[start DATA ROWS]

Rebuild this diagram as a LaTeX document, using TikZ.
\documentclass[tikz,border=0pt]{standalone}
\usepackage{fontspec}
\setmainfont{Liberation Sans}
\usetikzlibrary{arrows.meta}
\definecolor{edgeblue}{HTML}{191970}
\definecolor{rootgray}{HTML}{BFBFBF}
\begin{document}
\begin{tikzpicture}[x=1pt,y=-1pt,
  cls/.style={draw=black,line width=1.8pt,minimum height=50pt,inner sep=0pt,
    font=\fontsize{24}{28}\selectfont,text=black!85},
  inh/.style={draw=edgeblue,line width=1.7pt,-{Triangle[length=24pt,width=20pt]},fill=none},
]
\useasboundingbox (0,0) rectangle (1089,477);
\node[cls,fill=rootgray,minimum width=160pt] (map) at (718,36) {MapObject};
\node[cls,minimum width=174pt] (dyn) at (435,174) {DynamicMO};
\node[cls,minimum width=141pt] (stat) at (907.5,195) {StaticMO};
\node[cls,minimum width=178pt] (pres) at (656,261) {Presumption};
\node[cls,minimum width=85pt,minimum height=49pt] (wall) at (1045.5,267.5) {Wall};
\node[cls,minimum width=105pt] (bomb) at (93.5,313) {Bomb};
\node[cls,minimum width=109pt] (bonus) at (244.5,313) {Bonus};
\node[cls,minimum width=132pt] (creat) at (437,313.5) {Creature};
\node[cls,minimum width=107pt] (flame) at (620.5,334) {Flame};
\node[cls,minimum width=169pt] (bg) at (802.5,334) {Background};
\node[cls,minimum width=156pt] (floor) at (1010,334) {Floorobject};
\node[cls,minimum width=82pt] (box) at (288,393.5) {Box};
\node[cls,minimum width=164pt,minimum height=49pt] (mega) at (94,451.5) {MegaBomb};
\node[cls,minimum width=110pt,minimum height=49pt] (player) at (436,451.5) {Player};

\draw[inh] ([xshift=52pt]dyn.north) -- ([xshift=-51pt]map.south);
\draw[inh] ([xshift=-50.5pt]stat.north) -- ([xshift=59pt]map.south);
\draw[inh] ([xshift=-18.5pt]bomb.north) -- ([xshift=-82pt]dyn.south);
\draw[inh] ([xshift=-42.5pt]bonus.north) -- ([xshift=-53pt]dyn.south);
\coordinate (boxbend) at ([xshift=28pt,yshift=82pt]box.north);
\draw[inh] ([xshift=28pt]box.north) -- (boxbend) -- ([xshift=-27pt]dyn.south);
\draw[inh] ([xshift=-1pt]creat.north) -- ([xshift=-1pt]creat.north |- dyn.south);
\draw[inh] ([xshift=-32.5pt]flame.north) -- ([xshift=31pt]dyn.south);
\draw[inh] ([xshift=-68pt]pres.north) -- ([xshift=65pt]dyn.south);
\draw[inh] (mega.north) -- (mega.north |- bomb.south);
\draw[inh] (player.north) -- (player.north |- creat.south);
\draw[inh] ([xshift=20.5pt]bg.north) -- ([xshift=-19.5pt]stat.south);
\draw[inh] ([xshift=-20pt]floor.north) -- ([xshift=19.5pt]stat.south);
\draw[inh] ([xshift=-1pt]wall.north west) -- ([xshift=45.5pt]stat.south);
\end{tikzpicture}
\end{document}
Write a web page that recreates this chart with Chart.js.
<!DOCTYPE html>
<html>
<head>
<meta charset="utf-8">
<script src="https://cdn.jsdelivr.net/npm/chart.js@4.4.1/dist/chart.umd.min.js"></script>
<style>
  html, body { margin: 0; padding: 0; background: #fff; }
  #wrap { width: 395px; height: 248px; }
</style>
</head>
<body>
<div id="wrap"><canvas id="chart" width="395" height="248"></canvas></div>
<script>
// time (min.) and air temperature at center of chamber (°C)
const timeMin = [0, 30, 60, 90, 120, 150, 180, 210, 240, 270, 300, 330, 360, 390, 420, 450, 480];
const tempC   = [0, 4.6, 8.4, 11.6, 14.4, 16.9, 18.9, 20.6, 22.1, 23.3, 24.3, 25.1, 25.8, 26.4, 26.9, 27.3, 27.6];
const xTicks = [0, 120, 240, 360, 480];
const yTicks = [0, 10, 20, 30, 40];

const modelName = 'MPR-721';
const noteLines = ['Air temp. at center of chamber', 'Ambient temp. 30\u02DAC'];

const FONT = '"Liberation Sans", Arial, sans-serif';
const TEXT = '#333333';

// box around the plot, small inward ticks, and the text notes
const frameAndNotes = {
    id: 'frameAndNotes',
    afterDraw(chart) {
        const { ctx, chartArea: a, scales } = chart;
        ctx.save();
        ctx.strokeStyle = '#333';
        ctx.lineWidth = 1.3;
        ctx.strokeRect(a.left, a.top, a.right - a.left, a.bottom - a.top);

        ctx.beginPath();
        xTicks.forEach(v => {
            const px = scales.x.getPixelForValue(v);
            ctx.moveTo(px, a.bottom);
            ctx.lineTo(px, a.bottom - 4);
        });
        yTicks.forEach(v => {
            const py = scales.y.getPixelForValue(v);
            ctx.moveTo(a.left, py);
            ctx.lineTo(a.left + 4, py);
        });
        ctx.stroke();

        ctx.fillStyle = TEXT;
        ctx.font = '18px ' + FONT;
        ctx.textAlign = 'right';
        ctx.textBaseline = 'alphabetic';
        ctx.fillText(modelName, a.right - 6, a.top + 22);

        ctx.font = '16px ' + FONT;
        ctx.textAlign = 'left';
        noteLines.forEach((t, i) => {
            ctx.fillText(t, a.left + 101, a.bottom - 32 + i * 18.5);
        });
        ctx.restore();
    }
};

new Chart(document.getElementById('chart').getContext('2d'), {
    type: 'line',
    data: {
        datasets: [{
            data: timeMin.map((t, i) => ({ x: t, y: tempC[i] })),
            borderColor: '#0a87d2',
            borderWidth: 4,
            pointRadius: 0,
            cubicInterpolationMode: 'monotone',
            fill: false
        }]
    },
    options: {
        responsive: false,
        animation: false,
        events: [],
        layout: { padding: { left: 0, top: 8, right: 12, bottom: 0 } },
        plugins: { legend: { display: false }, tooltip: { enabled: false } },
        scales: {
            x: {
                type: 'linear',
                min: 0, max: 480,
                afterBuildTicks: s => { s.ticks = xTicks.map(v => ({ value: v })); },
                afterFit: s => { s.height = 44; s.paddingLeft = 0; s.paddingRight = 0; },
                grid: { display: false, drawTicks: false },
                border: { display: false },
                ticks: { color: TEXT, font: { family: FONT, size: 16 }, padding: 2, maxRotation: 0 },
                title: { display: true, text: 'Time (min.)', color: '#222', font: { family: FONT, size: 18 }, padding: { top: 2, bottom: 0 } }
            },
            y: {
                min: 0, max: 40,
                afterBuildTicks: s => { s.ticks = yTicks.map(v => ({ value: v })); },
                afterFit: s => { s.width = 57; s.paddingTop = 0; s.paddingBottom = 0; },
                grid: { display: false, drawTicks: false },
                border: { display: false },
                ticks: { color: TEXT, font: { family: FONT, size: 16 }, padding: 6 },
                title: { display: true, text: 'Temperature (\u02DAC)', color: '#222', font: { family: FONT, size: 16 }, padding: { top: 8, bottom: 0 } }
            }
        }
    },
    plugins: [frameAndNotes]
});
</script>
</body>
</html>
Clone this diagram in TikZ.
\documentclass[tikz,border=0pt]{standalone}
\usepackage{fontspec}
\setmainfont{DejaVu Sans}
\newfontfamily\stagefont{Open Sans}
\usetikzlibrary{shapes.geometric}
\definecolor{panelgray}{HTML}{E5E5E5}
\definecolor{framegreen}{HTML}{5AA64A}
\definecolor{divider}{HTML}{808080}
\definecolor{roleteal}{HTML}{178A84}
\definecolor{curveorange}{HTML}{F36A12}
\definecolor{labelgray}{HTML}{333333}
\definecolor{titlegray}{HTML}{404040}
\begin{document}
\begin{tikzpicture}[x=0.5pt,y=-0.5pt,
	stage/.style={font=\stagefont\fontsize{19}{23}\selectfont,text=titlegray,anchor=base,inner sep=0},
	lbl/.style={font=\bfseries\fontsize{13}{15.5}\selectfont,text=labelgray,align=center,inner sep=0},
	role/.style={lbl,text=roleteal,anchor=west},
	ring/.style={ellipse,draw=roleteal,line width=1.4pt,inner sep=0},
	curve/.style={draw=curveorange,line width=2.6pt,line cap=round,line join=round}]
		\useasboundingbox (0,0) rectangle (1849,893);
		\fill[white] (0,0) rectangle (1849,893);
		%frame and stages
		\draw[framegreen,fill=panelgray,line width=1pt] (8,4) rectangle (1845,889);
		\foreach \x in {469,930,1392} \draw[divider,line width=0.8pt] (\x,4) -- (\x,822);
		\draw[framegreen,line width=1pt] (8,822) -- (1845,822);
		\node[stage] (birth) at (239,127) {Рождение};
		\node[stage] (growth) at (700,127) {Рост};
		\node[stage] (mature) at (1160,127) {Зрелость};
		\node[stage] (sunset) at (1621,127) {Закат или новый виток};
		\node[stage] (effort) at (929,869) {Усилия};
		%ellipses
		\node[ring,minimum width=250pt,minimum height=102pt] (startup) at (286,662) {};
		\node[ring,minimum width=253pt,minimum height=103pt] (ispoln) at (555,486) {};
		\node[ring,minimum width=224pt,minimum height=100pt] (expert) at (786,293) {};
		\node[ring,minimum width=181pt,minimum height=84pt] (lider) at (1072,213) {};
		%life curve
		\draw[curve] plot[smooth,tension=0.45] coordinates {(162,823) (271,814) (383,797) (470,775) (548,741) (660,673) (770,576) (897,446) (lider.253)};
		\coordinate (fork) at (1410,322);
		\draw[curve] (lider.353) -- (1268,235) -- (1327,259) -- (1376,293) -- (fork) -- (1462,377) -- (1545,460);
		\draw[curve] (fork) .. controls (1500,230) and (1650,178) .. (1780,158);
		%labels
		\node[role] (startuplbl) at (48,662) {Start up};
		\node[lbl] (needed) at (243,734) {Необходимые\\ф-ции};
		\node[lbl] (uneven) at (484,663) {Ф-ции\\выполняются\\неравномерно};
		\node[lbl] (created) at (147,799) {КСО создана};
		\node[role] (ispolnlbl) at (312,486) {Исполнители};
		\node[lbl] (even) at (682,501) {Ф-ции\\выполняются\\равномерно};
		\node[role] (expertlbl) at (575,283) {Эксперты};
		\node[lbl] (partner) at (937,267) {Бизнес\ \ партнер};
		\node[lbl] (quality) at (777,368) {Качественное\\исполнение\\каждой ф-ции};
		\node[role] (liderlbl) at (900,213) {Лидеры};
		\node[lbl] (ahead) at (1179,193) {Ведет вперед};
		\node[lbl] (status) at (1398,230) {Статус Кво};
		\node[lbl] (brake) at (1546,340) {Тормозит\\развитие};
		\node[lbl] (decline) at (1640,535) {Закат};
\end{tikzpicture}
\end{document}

[end DATA ROWS]

REQUIRED WORK.
Pull out each line of the entries that contains "this".

TASK OUTPUT.
Rebuild this diagram as a LaTeX document, using TikZ.
Write a web page that recreates this chart with Chart.js.
Clone this diagram in TikZ.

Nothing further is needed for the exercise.